Die Gewaltenteilung, Grundprinzip jeder Demokratie seit Baron de Montesquieu 1748, markiert den Bruch mit der Ära des allmächtigen Blatter, der beides in sich vereinte, Repräsentanz und Geschäftemacherei. Sein Nachfolger darf allenfalls einen Generalsekretär vorschlagen: Wenn nicht am Freitag, so doch spätestens bis zum ordentlichen Fifa-Kongress am 12./13. Mai in Mexiko.

Damit die Revolution stattfindet, müssen drei Viertel von 207 stimmberechtigten Fifa-Staaten (Kuwait und Indonesien sind gesperrt) dem umfassenden Reformplan am Freitag zustimmen, also 156. Sollte keine Dreiviertelmehrheit zustande kommen, hätte dies wahrscheinlich verheerende Konsequenzen für den Weltverband.
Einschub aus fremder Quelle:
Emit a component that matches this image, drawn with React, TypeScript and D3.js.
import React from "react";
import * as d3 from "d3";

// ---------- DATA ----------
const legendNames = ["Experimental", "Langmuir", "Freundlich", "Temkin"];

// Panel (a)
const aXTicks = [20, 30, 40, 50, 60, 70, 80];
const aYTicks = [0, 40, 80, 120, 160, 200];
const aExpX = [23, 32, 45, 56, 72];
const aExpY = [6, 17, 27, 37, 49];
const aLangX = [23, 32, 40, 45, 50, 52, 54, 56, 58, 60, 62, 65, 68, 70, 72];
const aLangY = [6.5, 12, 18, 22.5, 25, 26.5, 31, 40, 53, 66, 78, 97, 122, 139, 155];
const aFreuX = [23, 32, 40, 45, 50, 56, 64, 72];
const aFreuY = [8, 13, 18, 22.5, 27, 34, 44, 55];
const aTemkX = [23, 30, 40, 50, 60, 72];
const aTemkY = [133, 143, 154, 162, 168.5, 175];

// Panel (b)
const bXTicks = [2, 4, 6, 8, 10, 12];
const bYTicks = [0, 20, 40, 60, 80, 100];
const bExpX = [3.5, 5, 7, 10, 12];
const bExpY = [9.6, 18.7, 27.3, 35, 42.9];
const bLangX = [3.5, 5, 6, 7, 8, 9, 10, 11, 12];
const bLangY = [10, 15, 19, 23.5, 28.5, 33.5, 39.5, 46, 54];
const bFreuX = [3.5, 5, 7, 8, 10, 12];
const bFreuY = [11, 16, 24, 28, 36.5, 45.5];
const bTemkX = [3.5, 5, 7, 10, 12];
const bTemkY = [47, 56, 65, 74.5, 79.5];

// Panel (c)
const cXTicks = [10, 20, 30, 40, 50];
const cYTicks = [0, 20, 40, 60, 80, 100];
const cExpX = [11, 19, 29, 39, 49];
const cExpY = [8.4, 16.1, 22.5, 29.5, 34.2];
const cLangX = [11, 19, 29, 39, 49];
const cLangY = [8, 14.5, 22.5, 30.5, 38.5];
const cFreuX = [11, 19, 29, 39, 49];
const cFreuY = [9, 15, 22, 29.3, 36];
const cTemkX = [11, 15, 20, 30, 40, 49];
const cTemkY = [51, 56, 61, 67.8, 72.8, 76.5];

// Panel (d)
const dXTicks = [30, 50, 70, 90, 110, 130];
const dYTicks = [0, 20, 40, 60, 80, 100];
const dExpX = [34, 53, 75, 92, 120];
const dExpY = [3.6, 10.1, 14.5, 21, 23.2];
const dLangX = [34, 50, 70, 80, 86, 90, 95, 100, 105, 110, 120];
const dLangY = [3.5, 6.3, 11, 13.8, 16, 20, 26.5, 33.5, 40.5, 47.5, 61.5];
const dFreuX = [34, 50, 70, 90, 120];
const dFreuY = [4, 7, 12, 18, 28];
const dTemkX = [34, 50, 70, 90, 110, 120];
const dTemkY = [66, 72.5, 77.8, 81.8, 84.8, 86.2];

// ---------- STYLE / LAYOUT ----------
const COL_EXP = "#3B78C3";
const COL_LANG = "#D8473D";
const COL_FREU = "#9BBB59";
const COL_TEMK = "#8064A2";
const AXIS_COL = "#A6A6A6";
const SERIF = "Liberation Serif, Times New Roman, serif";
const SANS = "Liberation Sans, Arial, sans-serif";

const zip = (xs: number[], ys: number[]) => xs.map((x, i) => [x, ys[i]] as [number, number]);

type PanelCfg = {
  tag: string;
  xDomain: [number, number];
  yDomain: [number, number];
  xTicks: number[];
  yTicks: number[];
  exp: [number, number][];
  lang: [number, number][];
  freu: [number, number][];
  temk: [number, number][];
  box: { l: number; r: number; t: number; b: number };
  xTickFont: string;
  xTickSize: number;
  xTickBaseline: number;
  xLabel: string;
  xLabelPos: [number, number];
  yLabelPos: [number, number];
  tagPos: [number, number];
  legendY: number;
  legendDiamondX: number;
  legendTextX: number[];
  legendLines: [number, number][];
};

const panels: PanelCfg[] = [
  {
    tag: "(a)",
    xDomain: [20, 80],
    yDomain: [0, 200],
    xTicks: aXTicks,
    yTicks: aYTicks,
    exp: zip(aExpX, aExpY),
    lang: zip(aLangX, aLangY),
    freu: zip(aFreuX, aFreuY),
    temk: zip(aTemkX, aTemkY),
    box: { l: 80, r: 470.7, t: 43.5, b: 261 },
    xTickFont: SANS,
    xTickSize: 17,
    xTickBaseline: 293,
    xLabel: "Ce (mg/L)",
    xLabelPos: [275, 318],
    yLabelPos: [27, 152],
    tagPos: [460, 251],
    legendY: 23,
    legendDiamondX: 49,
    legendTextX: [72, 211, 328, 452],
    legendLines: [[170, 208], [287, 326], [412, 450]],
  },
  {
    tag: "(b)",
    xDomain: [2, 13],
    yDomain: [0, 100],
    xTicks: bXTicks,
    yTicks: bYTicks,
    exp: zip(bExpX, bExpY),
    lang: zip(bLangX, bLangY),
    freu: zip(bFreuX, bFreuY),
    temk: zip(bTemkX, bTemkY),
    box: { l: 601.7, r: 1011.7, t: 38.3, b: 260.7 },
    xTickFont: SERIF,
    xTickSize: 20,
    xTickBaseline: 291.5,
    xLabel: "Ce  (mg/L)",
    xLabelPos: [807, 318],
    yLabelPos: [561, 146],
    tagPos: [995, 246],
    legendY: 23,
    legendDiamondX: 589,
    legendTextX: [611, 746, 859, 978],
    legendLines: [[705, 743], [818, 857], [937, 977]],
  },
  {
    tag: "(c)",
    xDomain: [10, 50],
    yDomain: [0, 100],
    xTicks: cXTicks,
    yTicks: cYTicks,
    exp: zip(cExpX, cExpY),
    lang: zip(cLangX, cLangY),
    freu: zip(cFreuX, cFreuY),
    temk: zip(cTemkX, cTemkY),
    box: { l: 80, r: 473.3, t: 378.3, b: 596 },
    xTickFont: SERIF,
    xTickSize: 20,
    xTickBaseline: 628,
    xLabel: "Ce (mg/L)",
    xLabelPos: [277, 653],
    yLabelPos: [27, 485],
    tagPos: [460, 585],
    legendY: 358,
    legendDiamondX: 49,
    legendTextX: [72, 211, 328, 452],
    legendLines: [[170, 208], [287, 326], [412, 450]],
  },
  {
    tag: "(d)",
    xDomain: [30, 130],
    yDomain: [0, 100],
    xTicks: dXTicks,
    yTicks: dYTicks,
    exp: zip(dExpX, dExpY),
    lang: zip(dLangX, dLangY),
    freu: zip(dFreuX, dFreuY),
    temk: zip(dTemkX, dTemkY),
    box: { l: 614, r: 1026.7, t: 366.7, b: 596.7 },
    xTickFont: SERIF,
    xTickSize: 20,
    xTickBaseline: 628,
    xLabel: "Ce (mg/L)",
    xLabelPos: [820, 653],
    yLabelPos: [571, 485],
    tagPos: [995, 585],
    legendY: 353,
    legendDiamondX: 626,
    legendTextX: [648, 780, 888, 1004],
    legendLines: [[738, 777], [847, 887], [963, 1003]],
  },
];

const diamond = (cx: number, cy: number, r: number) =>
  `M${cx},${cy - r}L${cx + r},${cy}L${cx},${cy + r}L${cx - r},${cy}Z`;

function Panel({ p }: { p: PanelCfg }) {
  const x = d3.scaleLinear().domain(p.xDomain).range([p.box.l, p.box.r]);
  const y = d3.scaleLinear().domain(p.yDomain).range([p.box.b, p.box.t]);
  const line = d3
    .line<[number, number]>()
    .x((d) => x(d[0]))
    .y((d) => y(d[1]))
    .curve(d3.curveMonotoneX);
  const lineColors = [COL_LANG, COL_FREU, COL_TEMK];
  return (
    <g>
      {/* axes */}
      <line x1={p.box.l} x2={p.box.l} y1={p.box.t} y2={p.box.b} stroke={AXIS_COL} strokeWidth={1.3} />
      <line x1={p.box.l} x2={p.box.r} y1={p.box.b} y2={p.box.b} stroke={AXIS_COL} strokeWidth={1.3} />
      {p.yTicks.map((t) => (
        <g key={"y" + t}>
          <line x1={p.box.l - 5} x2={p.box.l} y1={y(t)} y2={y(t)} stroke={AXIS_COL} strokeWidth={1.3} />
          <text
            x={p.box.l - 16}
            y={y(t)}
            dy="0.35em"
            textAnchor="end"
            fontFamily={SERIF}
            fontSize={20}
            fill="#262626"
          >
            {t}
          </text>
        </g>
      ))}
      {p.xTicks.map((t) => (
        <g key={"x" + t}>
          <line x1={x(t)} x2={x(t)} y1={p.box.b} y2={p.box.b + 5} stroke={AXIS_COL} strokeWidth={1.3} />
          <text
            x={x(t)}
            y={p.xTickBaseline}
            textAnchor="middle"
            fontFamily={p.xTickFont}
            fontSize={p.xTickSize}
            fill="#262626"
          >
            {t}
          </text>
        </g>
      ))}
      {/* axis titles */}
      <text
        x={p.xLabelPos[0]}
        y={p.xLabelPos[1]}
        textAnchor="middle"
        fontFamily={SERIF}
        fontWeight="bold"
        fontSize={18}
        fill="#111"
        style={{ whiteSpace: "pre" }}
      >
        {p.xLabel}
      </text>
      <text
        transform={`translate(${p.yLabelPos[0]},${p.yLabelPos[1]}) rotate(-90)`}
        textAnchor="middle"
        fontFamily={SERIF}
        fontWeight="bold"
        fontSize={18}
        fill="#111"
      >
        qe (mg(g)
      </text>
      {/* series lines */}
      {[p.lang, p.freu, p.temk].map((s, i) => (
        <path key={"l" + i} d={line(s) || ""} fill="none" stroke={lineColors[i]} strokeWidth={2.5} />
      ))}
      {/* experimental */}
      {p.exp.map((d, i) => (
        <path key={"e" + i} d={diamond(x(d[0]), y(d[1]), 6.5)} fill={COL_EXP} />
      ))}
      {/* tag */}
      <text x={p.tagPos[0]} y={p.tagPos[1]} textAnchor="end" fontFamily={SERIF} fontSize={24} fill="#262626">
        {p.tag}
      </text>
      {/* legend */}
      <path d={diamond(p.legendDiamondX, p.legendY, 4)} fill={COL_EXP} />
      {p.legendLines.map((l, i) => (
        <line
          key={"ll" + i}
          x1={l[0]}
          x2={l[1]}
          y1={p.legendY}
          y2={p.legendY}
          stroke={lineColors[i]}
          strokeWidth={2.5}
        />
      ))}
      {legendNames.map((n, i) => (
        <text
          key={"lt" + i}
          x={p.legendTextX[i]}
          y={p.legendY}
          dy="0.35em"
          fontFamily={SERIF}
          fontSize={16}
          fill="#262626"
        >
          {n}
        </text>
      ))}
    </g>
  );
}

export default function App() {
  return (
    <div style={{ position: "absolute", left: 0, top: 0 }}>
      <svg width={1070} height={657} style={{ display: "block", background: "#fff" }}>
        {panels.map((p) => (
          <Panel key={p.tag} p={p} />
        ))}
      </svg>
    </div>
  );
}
Vor allem die US-Justiz dürfte ein Scheitern der Reformen als Signal nehmen, Maßnahmen gegen die Fifa einzuleiten.

Wenn die Mitglieder die neuen Regeln jedoch abnicken, wird aus dem berüchtigten Exekutivkomitee, das zuletzt einem Selbstbedienungsladen ohne Kontrolle glich, ein 36-köpfiger Fifa-Rat („Council“), der als eine Art Aufsichtsrat darauf aufpasst, dass der Präsident nicht mehr bei den kommerziellen Deals mitmischt. Die Amtszeit des Präsidenten und der Ratsmitglieder ist auf zwölf Jahre begrenzt. Sechs Ratsmitglieder müssen Frauen sein. Die Fifa betont: mindestens sechs.
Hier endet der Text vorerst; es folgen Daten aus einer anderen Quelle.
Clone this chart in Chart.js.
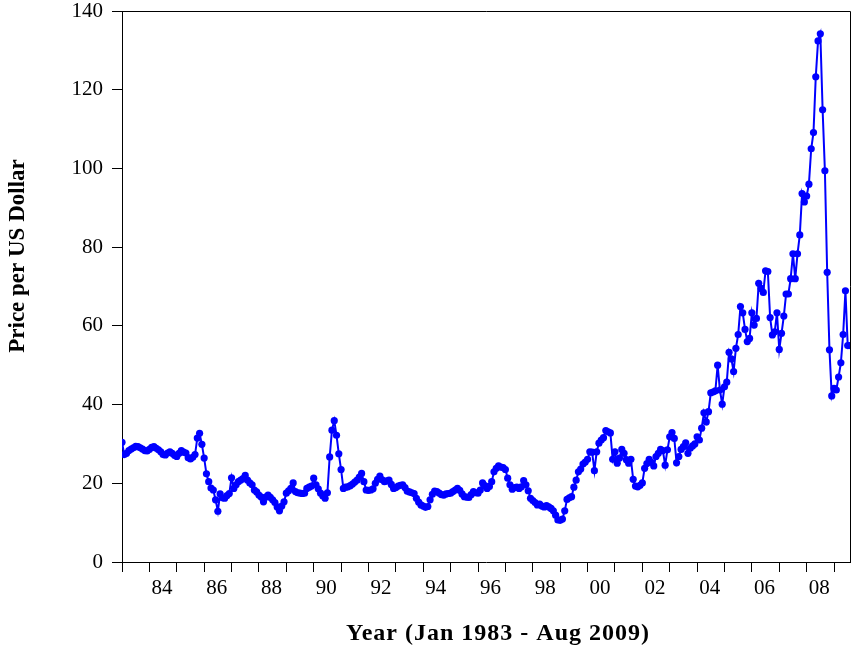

Die Kontrolle des Generalsekretärs wird einem Compliance Officer übertragen, wie man es aus großen Firmen kennt: Eine integre Aufsichtsperson achtet darauf, dass alle Entscheidungen im Einklang mit Recht und Gesetz stehen, und wird ihrerseits von Audit- und Ethik-Kommissionen sowie einer unabhängigen Revision begleitet. Transparenz soll jeden Zweifel am Reformwillen beseitigen. Zuerst wird das Gehalt von Blatter, der bis Freitag noch immer seine alten Bezüge als Fifa-Präsident kassiert, Mitte März in einem Finanzbericht für 2015 offengelegt. Nächstes Jahr wird die Aufwandsentschädigung für den neuen Fifa-Präsidenten und das Jahresgehalt des Generalsekretärs veröffentlicht.
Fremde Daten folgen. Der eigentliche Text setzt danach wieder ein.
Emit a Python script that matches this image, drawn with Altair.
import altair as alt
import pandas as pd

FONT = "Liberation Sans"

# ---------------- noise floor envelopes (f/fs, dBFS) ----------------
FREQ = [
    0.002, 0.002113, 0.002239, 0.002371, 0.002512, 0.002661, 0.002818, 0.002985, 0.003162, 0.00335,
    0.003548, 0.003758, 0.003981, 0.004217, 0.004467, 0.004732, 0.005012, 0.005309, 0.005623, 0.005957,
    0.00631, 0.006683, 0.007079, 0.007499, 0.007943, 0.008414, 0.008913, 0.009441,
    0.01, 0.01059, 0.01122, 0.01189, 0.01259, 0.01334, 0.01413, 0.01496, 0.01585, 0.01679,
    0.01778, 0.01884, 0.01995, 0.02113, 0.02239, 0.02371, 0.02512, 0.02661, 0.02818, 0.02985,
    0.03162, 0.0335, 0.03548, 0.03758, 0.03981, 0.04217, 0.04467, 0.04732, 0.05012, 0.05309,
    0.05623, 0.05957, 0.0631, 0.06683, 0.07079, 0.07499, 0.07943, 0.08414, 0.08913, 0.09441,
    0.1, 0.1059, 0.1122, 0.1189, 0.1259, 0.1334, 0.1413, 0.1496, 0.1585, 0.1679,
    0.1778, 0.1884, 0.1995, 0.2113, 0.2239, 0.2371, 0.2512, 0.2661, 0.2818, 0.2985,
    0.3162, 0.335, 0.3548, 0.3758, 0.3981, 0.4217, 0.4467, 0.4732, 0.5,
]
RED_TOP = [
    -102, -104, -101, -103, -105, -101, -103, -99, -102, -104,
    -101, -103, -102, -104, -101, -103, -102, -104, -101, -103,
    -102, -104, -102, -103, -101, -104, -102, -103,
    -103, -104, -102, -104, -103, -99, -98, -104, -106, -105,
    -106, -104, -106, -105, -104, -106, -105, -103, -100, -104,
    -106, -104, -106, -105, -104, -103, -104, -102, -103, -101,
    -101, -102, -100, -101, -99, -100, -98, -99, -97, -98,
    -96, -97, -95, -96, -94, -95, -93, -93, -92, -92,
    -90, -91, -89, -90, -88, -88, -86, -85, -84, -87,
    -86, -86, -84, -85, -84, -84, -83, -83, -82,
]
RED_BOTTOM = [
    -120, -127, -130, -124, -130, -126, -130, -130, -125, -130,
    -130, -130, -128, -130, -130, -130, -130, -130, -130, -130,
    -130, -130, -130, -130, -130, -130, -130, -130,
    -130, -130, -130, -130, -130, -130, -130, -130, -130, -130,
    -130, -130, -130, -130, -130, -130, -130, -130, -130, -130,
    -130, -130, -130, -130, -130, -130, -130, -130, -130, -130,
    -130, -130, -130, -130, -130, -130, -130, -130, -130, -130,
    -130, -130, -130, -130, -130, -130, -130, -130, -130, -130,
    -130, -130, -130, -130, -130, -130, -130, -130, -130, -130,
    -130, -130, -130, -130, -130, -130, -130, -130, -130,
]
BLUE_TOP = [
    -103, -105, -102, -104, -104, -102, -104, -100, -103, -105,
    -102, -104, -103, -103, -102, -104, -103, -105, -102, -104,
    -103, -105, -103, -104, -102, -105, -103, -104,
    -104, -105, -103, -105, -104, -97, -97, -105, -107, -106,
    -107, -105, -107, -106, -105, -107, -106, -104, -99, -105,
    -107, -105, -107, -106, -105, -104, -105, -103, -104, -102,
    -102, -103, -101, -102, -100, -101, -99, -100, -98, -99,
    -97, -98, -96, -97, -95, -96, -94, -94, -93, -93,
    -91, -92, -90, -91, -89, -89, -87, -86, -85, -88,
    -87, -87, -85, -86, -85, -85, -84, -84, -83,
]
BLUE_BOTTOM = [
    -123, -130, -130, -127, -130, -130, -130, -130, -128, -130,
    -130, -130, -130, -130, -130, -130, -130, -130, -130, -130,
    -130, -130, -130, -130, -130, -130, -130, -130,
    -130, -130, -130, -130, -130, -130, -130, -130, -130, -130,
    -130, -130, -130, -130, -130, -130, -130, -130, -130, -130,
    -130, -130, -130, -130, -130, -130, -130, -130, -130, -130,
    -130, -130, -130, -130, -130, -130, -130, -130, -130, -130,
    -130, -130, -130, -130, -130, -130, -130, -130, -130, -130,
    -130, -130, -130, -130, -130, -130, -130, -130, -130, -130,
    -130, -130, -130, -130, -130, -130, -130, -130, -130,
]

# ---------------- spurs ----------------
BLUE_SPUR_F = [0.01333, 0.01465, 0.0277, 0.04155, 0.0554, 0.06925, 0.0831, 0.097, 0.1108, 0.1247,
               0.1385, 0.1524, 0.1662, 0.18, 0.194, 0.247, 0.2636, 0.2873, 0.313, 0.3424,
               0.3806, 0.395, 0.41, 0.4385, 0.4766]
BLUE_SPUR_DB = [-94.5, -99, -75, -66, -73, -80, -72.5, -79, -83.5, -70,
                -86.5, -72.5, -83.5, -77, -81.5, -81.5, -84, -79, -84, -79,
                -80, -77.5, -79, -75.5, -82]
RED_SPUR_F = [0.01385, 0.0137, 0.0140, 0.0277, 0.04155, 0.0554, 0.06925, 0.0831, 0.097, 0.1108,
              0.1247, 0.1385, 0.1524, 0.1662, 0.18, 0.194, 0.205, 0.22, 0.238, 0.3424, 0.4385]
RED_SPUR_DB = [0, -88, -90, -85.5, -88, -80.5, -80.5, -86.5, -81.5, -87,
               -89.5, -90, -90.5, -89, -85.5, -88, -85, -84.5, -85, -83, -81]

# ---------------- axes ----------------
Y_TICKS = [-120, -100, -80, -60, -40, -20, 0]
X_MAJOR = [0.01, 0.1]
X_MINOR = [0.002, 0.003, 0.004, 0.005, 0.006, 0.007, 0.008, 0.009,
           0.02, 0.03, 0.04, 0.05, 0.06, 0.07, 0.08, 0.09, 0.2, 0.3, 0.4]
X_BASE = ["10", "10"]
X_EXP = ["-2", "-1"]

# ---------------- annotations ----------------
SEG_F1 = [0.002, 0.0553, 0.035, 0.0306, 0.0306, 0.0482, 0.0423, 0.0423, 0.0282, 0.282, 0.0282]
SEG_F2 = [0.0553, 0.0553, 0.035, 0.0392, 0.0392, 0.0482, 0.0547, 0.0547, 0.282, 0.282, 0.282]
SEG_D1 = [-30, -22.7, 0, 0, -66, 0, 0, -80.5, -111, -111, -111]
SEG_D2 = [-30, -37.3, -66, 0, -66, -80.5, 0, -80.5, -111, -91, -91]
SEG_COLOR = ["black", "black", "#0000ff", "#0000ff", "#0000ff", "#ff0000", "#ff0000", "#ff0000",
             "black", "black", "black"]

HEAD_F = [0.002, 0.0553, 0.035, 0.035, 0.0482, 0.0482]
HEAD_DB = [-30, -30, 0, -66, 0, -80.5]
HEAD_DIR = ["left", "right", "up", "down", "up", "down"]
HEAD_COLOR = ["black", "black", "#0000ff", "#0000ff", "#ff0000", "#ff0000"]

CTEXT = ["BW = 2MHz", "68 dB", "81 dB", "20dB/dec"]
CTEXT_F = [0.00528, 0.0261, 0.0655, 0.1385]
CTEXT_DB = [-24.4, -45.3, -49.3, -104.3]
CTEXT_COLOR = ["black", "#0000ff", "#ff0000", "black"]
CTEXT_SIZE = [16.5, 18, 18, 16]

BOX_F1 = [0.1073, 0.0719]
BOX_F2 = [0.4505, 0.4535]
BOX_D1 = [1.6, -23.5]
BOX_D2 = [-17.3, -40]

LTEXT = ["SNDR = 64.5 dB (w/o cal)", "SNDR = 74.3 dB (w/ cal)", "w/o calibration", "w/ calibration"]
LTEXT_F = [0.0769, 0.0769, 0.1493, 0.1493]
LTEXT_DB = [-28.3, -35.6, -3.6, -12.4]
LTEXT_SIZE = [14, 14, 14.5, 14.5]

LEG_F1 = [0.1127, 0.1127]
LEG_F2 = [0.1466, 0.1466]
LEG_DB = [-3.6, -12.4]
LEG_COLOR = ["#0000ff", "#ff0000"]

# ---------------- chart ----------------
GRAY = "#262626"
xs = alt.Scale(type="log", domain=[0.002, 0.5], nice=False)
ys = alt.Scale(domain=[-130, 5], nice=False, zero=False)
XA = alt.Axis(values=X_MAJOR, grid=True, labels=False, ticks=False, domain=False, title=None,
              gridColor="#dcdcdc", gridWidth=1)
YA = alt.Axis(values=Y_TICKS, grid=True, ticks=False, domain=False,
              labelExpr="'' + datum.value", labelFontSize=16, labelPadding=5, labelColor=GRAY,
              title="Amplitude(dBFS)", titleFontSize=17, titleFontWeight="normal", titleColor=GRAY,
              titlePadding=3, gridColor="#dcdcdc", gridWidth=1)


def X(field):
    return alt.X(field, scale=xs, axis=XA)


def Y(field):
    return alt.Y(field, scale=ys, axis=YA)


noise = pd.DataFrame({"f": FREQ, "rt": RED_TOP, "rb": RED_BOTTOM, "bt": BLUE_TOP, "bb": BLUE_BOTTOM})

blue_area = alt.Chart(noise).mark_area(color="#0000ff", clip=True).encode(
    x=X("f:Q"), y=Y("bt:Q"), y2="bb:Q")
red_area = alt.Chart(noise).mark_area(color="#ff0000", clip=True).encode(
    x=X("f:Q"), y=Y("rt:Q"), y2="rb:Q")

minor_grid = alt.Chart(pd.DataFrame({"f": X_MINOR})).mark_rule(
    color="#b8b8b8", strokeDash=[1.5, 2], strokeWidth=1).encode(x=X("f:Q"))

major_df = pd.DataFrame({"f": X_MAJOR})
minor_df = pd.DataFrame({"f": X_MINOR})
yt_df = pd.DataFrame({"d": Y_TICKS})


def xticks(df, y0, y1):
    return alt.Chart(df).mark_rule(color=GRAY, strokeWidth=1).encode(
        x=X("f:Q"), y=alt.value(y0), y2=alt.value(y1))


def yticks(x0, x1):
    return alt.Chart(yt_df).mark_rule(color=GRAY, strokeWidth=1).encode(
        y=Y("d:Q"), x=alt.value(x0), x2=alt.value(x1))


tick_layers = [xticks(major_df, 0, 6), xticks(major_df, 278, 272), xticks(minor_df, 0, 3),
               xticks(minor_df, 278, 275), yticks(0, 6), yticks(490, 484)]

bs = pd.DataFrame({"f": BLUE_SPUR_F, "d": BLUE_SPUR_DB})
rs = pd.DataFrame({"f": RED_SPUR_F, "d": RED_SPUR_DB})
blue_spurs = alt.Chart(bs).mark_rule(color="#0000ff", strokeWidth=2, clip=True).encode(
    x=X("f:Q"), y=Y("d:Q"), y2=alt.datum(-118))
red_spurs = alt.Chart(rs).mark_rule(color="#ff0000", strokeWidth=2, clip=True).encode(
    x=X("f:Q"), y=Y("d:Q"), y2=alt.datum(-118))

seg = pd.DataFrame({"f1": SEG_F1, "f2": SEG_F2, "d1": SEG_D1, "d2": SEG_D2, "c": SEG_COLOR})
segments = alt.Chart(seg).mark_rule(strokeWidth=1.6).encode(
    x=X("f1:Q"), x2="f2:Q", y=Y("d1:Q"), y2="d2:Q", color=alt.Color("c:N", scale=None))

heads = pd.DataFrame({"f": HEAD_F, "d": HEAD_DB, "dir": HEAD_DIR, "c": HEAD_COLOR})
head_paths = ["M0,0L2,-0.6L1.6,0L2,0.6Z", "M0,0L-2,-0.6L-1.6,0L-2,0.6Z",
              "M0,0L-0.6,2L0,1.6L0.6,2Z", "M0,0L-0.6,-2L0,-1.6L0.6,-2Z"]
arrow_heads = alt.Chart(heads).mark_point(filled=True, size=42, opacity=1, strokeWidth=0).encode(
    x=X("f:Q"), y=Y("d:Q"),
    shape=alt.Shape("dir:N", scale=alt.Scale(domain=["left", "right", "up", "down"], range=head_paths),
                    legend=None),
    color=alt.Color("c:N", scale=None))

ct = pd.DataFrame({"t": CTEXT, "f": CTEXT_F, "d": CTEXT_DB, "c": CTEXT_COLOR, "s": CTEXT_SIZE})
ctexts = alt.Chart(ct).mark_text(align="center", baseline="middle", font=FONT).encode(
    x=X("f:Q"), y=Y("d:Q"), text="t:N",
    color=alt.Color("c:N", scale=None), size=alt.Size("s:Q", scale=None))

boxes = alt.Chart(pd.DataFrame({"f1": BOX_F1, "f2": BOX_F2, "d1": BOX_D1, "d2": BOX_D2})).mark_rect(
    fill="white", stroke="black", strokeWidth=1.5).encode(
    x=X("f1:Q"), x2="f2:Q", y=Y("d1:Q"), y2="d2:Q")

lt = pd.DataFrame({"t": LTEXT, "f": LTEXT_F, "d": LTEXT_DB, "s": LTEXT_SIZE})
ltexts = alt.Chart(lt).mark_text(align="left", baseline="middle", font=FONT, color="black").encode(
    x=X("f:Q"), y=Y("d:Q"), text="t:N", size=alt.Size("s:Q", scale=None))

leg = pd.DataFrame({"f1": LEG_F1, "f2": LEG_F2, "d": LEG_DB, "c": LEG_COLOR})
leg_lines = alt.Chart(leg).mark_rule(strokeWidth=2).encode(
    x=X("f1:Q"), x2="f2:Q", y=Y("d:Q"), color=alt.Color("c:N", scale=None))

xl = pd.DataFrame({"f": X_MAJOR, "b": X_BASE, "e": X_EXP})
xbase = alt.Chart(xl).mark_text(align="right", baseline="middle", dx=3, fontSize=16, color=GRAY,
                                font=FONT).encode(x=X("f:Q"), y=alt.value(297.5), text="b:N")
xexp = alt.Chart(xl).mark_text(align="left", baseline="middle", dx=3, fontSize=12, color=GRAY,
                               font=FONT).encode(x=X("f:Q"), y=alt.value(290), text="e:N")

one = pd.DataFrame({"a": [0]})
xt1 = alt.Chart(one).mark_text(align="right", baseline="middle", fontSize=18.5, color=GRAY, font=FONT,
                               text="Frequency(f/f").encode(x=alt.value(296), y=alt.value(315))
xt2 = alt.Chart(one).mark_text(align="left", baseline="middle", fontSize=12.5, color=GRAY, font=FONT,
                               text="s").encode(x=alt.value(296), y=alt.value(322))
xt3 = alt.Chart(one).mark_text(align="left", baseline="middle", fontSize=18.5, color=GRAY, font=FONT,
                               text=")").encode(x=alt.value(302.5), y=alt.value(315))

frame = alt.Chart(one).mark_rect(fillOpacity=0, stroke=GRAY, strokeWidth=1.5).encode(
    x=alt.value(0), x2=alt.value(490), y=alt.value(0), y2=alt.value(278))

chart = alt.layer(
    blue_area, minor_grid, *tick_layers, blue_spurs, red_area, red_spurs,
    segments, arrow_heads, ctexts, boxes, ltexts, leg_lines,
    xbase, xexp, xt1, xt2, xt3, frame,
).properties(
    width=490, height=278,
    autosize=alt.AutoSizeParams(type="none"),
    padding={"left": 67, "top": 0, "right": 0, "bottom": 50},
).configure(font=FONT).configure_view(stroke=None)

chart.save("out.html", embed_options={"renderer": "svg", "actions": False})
Der Willen zur Umsetzung dieser Reform ist, so hört man aus der Fifa-Verwaltung, ungewöhnlich ausgeprägt. Alle Mitgliedsverbände, von Europa bis zu den weniger strukturierten Verbänden in Afrika, sollen das Prinzip der Gewaltenteilung (mit unabhängiger Rechtsprechung) durchsetzen und jährlich kontrollierte Geschäftsberichte veröffentlichen. Auch der DFB in Deutschland. Sonst gibt es keine Zuschüsse mehr, die bei 250.000 US-Dollar anfangen und auch Millionenhöhe erreichen können. Sogar Suspendierungen werden nicht ausgeschlossen.

Der Zeitplan ist ambitioniert. Bis 2018 soll die Reform weltweit umgesetzt sein, Man kann fast den Eindruck gewinnen: Die Fifa meint es wirklich ernst. Sie hat auch keine andere Wahl.